Task requirements: Using the records below, count the lines with "this" in them. Give the number only.

------------------------------------------------------------------------

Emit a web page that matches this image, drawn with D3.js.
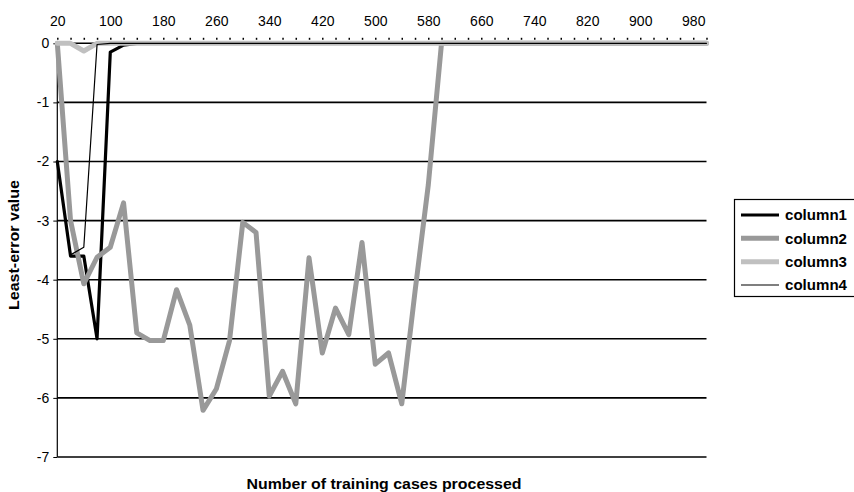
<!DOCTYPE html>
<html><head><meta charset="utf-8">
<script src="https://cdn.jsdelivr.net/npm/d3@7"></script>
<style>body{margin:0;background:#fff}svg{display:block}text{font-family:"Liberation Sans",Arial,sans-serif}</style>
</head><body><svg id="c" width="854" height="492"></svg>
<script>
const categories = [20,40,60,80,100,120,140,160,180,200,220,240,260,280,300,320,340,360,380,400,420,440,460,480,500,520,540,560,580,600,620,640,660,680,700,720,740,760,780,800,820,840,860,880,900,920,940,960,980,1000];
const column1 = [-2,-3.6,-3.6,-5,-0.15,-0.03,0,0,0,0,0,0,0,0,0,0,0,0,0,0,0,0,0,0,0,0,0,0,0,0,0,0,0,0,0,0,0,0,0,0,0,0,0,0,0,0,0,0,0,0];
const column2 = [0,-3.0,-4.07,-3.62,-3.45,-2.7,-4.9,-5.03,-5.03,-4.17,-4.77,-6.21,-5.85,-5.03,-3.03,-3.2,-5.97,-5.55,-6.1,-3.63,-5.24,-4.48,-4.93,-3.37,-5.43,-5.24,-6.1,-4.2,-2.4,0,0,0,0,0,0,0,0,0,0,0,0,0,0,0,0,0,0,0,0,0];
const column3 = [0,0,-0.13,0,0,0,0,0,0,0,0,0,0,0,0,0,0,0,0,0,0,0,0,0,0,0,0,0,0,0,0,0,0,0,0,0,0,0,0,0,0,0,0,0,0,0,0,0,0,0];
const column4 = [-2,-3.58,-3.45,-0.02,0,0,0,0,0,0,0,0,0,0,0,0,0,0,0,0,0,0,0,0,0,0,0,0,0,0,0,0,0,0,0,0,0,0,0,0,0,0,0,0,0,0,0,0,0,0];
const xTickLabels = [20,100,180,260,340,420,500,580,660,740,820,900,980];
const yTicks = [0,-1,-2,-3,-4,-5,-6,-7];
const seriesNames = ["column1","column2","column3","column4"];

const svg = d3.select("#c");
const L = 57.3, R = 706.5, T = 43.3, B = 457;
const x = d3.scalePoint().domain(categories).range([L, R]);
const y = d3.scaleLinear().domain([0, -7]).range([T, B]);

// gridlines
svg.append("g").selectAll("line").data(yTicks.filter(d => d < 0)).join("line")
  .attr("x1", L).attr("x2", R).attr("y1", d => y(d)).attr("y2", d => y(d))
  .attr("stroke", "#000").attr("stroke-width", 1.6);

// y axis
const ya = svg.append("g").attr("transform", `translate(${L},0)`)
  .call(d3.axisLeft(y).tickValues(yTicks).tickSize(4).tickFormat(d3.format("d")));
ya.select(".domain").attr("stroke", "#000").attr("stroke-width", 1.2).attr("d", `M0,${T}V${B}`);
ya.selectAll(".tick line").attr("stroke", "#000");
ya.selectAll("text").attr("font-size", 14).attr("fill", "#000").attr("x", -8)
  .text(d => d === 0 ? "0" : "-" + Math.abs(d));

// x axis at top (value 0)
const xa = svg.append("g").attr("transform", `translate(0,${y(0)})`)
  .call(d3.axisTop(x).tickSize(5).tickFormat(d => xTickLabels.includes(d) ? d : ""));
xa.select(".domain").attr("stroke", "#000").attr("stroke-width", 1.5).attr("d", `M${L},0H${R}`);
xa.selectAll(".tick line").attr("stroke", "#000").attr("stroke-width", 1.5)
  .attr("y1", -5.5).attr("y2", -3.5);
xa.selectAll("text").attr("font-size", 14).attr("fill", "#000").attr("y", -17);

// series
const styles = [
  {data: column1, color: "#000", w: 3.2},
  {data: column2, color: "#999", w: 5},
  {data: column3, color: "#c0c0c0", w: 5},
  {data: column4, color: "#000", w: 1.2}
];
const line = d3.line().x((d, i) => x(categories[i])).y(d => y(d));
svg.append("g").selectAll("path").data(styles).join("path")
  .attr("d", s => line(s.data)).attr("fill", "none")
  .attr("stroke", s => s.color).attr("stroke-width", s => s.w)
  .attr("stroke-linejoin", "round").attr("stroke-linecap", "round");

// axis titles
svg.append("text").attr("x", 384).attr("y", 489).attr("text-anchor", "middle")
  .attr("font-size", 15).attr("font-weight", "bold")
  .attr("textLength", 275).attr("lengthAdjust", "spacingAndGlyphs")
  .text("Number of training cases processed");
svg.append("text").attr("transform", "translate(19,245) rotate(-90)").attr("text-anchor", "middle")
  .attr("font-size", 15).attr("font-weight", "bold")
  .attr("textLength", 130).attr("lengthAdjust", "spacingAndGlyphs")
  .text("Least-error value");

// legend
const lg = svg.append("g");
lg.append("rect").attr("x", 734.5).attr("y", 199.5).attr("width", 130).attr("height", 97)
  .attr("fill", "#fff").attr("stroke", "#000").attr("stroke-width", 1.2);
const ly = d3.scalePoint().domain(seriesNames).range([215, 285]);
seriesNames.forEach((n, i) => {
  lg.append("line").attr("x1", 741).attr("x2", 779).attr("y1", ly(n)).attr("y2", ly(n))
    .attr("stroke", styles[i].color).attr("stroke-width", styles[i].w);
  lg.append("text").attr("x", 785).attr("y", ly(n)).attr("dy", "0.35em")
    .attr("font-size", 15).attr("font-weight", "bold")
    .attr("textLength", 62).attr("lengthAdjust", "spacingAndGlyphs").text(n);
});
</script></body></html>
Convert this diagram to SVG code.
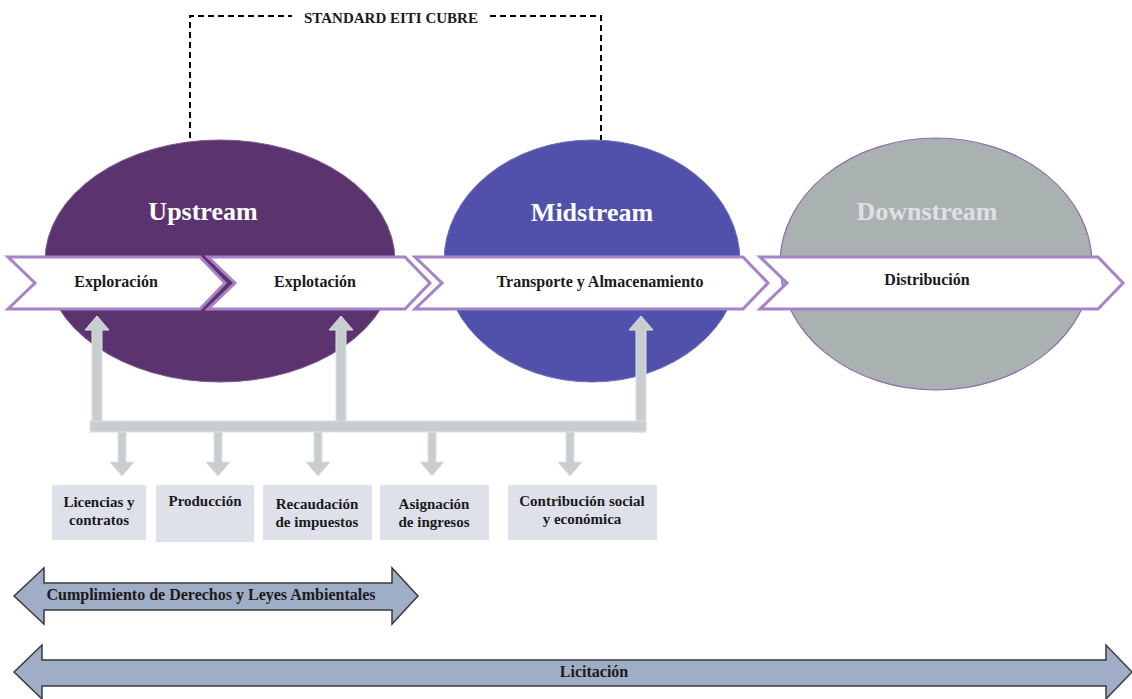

------------------------------------------------------------------------

Worked solution: 2